[TASK TO COMPLETE] Repeat every line of the data exactly, but not the pictures.

[COLLECTED MATERIAL]
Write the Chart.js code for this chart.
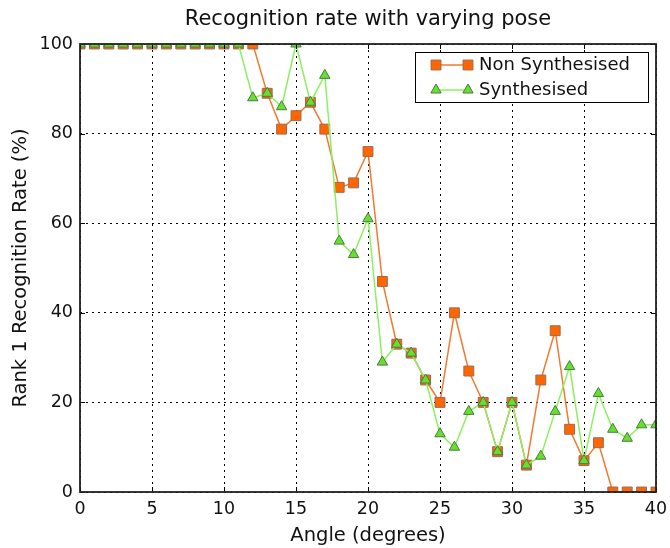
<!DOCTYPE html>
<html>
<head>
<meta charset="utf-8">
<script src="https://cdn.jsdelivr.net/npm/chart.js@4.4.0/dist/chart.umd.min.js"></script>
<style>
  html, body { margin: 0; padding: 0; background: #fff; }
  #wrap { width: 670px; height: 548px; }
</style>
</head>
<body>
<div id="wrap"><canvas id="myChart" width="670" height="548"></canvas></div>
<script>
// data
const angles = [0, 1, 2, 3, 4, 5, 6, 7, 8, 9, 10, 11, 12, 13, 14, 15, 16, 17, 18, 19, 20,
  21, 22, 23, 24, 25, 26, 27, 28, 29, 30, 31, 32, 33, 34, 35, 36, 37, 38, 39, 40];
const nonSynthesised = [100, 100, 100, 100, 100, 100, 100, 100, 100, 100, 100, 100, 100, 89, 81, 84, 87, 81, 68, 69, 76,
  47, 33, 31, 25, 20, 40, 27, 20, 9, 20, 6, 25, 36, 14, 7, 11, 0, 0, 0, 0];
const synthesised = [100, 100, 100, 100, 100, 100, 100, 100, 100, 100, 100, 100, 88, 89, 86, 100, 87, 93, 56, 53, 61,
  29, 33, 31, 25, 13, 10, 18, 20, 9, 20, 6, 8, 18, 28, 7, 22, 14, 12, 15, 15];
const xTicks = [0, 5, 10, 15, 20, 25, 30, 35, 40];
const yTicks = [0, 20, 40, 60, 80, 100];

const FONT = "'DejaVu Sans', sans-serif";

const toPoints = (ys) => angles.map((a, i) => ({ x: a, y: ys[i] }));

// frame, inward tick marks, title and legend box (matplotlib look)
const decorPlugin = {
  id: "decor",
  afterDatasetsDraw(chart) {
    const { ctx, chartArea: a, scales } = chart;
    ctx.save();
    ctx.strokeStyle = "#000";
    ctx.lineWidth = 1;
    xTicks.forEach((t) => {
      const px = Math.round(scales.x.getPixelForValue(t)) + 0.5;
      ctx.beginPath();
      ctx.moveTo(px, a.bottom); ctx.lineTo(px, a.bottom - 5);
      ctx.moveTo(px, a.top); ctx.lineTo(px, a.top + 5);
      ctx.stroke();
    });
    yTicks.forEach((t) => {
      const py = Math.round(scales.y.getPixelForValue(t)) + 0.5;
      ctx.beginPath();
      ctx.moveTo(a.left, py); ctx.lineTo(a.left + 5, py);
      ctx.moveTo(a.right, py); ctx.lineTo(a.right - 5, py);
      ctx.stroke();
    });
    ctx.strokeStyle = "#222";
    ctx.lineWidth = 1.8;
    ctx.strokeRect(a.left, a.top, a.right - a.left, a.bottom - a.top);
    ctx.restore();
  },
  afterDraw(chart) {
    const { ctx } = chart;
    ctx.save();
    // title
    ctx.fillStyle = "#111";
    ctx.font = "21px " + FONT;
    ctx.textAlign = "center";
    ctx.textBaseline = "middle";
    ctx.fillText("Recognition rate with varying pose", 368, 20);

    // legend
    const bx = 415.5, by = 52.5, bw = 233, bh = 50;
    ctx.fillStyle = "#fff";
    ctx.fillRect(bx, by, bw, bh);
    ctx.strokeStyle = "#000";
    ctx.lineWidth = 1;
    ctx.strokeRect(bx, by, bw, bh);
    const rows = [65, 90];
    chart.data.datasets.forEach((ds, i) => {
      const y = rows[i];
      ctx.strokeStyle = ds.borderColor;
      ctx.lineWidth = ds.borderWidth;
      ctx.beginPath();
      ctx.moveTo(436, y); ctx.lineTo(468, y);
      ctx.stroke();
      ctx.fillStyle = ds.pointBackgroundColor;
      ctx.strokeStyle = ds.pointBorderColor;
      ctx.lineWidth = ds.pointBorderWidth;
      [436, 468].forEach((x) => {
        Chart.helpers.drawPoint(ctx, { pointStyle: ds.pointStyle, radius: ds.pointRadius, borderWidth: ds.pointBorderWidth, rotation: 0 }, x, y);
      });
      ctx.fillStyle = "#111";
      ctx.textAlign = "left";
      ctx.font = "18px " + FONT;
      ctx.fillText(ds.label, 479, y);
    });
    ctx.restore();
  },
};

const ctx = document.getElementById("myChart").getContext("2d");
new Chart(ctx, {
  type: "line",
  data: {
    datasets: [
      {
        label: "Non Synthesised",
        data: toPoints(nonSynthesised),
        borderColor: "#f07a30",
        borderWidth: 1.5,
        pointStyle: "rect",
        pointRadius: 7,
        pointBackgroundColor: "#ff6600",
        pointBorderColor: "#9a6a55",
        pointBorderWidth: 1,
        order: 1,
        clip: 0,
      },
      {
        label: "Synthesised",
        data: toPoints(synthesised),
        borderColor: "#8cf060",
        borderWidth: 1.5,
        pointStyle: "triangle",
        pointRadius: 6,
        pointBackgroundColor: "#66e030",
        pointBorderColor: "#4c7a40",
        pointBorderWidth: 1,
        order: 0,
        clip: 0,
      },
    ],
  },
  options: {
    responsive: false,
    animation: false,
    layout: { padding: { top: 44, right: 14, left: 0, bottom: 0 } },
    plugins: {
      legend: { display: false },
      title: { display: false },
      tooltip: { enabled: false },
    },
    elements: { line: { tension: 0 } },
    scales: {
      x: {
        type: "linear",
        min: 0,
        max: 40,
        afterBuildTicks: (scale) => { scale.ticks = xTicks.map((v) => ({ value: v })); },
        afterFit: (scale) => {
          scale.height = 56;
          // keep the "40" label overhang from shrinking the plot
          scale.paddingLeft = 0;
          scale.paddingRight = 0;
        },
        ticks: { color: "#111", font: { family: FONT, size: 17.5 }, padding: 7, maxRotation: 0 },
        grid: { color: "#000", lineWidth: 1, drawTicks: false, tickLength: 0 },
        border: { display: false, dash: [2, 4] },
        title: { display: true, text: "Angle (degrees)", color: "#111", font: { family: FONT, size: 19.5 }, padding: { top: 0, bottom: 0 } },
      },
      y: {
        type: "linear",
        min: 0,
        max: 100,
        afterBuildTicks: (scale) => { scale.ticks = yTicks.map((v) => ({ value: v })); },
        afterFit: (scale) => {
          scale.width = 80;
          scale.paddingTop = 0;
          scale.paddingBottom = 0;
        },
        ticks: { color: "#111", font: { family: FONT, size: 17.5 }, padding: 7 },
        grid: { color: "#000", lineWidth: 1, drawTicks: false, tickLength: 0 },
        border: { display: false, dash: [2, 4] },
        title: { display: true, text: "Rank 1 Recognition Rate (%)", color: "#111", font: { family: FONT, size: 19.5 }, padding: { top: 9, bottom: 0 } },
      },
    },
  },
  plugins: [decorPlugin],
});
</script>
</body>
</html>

[EXERCISE RESPONSE]
Write the Chart.js code for this chart.
<!DOCTYPE html>
<html>
<head>
<meta charset="utf-8">
<script src="https://cdn.jsdelivr.net/npm/chart.js@4.4.0/dist/chart.umd.min.js"></script>
<style>
  html, body { margin: 0; padding: 0; background: #fff; }
  #wrap { width: 670px; height: 548px; }
</style>
</head>
<body>
<div id="wrap"><canvas id="myChart" width="670" height="548"></canvas></div>
<script>
// data
const angles = [0, 1, 2, 3, 4, 5, 6, 7, 8, 9, 10, 11, 12, 13, 14, 15, 16, 17, 18, 19, 20,
  21, 22, 23, 24, 25, 26, 27, 28, 29, 30, 31, 32, 33, 34, 35, 36, 37, 38, 39, 40];
const nonSynthesised = [100, 100, 100, 100, 100, 100, 100, 100, 100, 100, 100, 100, 100, 89, 81, 84, 87, 81, 68, 69, 76,
  47, 33, 31, 25, 20, 40, 27, 20, 9, 20, 6, 25, 36, 14, 7, 11, 0, 0, 0, 0];
const synthesised = [100, 100, 100, 100, 100, 100, 100, 100, 100, 100, 100, 100, 88, 89, 86, 100, 87, 93, 56, 53, 61,
  29, 33, 31, 25, 13, 10, 18, 20, 9, 20, 6, 8, 18, 28, 7, 22, 14, 12, 15, 15];
const xTicks = [0, 5, 10, 15, 20, 25, 30, 35, 40];
const yTicks = [0, 20, 40, 60, 80, 100];

const FONT = "'DejaVu Sans', sans-serif";

const toPoints = (ys) => angles.map((a, i) => ({ x: a, y: ys[i] }));

// frame, inward tick marks, title and legend box (matplotlib look)
const decorPlugin = {
  id: "decor",
  afterDatasetsDraw(chart) {
    const { ctx, chartArea: a, scales } = chart;
    ctx.save();
    ctx.strokeStyle = "#000";
    ctx.lineWidth = 1;
    xTicks.forEach((t) => {
      const px = Math.round(scales.x.getPixelForValue(t)) + 0.5;
      ctx.beginPath();
      ctx.moveTo(px, a.bottom); ctx.lineTo(px, a.bottom - 5);
      ctx.moveTo(px, a.top); ctx.lineTo(px, a.top + 5);
      ctx.stroke();
    });
    yTicks.forEach((t) => {
      const py = Math.round(scales.y.getPixelForValue(t)) + 0.5;
      ctx.beginPath();
      ctx.moveTo(a.left, py); ctx.lineTo(a.left + 5, py);
      ctx.moveTo(a.right, py); ctx.lineTo(a.right - 5, py);
      ctx.stroke();
    });
    ctx.strokeStyle = "#222";
    ctx.lineWidth = 1.8;
    ctx.strokeRect(a.left, a.top, a.right - a.left, a.bottom - a.top);
    ctx.restore();
  },
  afterDraw(chart) {
    const { ctx } = chart;
    ctx.save();
    // title
    ctx.fillStyle = "#111";
    ctx.font = "21px " + FONT;
    ctx.textAlign = "center";
    ctx.textBaseline = "middle";
    ctx.fillText("Recognition rate with varying pose", 368, 20);

    // legend
    const bx = 415.5, by = 52.5, bw = 233, bh = 50;
    ctx.fillStyle = "#fff";
    ctx.fillRect(bx, by, bw, bh);
    ctx.strokeStyle = "#000";
    ctx.lineWidth = 1;
    ctx.strokeRect(bx, by, bw, bh);
    const rows = [65, 90];
    chart.data.datasets.forEach((ds, i) => {
      const y = rows[i];
      ctx.strokeStyle = ds.borderColor;
      ctx.lineWidth = ds.borderWidth;
      ctx.beginPath();
      ctx.moveTo(436, y); ctx.lineTo(468, y);
      ctx.stroke();
      ctx.fillStyle = ds.pointBackgroundColor;
      ctx.strokeStyle = ds.pointBorderColor;
      ctx.lineWidth = ds.pointBorderWidth;
      [436, 468].forEach((x) => {
        Chart.helpers.drawPoint(ctx, { pointStyle: ds.pointStyle, radius: ds.pointRadius, borderWidth: ds.pointBorderWidth, rotation: 0 }, x, y);
      });
      ctx.fillStyle = "#111";
      ctx.textAlign = "left";
      ctx.font = "18px " + FONT;
      ctx.fillText(ds.label, 479, y);
    });
    ctx.restore();
  },
};

const ctx = document.getElementById("myChart").getContext("2d");
new Chart(ctx, {
  type: "line",
  data: {
    datasets: [
      {
        label: "Non Synthesised",
        data: toPoints(nonSynthesised),
        borderColor: "#f07a30",
        borderWidth: 1.5,
        pointStyle: "rect",
        pointRadius: 7,
        pointBackgroundColor: "#ff6600",
        pointBorderColor: "#9a6a55",
        pointBorderWidth: 1,
        order: 1,
        clip: 0,
      },
      {
        label: "Synthesised",
        data: toPoints(synthesised),
        borderColor: "#8cf060",
        borderWidth: 1.5,
        pointStyle: "triangle",
        pointRadius: 6,
        pointBackgroundColor: "#66e030",
        pointBorderColor: "#4c7a40",
        pointBorderWidth: 1,
        order: 0,
        clip: 0,
      },
    ],
  },
  options: {
    responsive: false,
    animation: false,
    layout: { padding: { top: 44, right: 14, left: 0, bottom: 0 } },
    plugins: {
      legend: { display: false },
      title: { display: false },
      tooltip: { enabled: false },
    },
    elements: { line: { tension: 0 } },
    scales: {
      x: {
        type: "linear",
        min: 0,
        max: 40,
        afterBuildTicks: (scale) => { scale.ticks = xTicks.map((v) => ({ value: v })); },
        afterFit: (scale) => {
          scale.height = 56;
          // keep the "40" label overhang from shrinking the plot
          scale.paddingLeft = 0;
          scale.paddingRight = 0;
        },
        ticks: { color: "#111", font: { family: FONT, size: 17.5 }, padding: 7, maxRotation: 0 },
        grid: { color: "#000", lineWidth: 1, drawTicks: false, tickLength: 0 },
        border: { display: false, dash: [2, 4] },
        title: { display: true, text: "Angle (degrees)", color: "#111", font: { family: FONT, size: 19.5 }, padding: { top: 0, bottom: 0 } },
      },
      y: {
        type: "linear",
        min: 0,
        max: 100,
        afterBuildTicks: (scale) => { scale.ticks = yTicks.map((v) => ({ value: v })); },
        afterFit: (scale) => {
          scale.width = 80;
          scale.paddingTop = 0;
          scale.paddingBottom = 0;
        },
        ticks: { color: "#111", font: { family: FONT, size: 17.5 }, padding: 7 },
        grid: { color: "#000", lineWidth: 1, drawTicks: false, tickLength: 0 },
        border: { display: false, dash: [2, 4] },
        title: { display: true, text: "Rank 1 Recognition Rate (%)", color: "#111", font: { family: FONT, size: 19.5 }, padding: { top: 9, bottom: 0 } },
      },
    },
  },
  plugins: [decorPlugin],
});
</script>
</body>
</html>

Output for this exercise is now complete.